Winner of the Mahler Competition 2020, Finnegan is increasingly recognised for his extraordinary musicianship, his command of complex scores, and his intense and mature performances.
Following a week conducting the Bamberger Symphoniker in a variety of repertoire, Finnegan won this summer’s Mahler Competition, leading a final concert which included the world premiere of Miroslav Srnka’s move 04 ‘Memory Full’ and Mahler Symphony No. 4, with soloist Barbara Hannigan. Last season he made concert debuts conducting the Swedish Radio Symphony Orchestra, Ensemble Resonanz, Klangforum Wien, RTÉ National Symphony Orchestra, RTÉ Concert Orchestra, State Philharmonic of Kosice and the BBC Concert Orchestra. Future symphonic engagements include concerts with the London Philharmonic and BBC Philharmonic Orchestras, Gothenburg Symphony Orchestra, Luxembourg Philharmonic, New Japan Philharmonic, Sydney Symphony Orchestra and the Bamberger Symphoniker, who following the competition, immediately re-invited him.
As much at home in the opera house as in the concert hall, his recent operatic engagements include his debut at the Royal Opera House, Covent Garden, conducting Alice’s Adventures Under Ground (Gerald Barry); he was due to return and conduct a new production of The Turn of the Screw before its postponement as a result of the Covid-19 pandemic. Future plans include Rigoletto at the Royal Swedish Opera, The Turn of the Screw at the Deutsche Staatsoper Berlin, Eugene Onegin at Oper Frankfurt and a new production at the Tiroler Festival Erl.

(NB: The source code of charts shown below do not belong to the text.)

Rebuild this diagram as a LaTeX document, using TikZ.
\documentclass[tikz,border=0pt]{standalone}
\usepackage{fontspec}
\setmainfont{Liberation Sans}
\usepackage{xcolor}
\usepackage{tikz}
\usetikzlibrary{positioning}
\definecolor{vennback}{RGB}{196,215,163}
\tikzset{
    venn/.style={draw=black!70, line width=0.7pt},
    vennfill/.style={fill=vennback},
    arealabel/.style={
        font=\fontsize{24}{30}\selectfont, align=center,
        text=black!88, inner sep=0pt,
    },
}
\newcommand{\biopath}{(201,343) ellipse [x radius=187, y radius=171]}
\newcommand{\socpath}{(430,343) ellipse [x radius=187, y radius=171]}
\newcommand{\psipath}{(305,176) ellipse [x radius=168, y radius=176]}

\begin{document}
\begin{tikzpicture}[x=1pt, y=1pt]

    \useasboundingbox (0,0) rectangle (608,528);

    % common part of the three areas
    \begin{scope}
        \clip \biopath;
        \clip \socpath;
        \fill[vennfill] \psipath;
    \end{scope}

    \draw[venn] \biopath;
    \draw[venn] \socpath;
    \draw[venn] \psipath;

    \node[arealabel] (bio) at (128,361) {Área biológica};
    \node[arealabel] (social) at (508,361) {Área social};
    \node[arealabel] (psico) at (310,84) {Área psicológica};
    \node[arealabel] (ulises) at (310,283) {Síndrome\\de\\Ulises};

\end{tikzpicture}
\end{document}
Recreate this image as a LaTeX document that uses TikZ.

As Music Director of the award-winning company Shadwell Opera, he collaborates with the UK’s finest young singers and instrumentalists, bringing stagings of seminal twentieth-century and contemporary works to new audiences. His performances with Shadwell Opera have received consistent acclaim in the national and international press – among them works by Benjamin, Maxwell Davies, Turnage. Schoenberg and Stravinsky. Last year, Shadwell Opera’s most ambitious project to date saw it tour with its orchestra and ensemble to the Mariinsky Theatre, St. Petersburg, for the Russian premiere of Oliver Knussen Where the Wild Things Are.